Data items:
-*-*-
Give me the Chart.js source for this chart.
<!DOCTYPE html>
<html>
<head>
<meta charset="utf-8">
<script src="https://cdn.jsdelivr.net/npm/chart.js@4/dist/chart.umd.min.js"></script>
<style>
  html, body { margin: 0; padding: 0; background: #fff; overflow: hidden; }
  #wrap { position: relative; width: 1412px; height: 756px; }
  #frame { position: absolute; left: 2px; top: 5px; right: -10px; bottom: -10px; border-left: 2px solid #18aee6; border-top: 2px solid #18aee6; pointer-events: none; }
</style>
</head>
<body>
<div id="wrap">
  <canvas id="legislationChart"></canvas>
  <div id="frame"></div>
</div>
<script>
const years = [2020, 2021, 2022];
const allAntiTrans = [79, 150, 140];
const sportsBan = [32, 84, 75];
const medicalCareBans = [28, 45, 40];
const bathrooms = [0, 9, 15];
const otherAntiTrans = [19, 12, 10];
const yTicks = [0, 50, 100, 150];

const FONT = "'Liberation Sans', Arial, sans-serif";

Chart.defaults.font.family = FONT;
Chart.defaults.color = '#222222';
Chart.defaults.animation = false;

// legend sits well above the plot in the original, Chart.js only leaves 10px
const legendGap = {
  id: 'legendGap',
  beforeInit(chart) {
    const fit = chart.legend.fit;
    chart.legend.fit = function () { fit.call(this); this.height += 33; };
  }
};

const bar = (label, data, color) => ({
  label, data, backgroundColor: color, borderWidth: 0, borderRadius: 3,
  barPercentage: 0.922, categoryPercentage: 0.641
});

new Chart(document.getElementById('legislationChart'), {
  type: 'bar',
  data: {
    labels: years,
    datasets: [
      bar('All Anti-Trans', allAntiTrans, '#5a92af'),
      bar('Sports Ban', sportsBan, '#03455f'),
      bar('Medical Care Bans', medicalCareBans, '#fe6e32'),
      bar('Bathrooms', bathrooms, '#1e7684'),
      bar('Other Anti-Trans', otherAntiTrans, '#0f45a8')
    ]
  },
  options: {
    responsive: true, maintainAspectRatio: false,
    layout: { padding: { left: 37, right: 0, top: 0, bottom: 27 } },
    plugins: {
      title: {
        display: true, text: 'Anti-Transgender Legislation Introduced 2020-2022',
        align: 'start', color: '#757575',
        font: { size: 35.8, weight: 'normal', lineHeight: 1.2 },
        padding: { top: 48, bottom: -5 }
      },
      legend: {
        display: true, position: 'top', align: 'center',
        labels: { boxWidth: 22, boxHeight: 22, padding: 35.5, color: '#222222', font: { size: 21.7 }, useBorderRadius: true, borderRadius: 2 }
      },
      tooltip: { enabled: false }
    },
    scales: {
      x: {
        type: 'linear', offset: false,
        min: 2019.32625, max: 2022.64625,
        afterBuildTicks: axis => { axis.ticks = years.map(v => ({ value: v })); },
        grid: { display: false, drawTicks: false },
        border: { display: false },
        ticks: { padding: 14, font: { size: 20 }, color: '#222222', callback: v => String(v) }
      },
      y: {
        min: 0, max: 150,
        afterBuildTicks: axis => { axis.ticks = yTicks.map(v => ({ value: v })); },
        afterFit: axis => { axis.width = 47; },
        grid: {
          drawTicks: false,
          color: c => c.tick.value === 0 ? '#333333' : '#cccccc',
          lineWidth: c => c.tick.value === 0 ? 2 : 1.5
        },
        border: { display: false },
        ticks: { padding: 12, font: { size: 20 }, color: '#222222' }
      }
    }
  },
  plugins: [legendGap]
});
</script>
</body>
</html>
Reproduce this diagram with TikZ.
-*-*-
_Exercise_:
Write out every line of the preceding listing that contains "this".

_Final result_:
Give me the Chart.js source for this chart.
    chart.legend.fit = function () { fit.call(this); this.height += 33; };
Reproduce this diagram with TikZ.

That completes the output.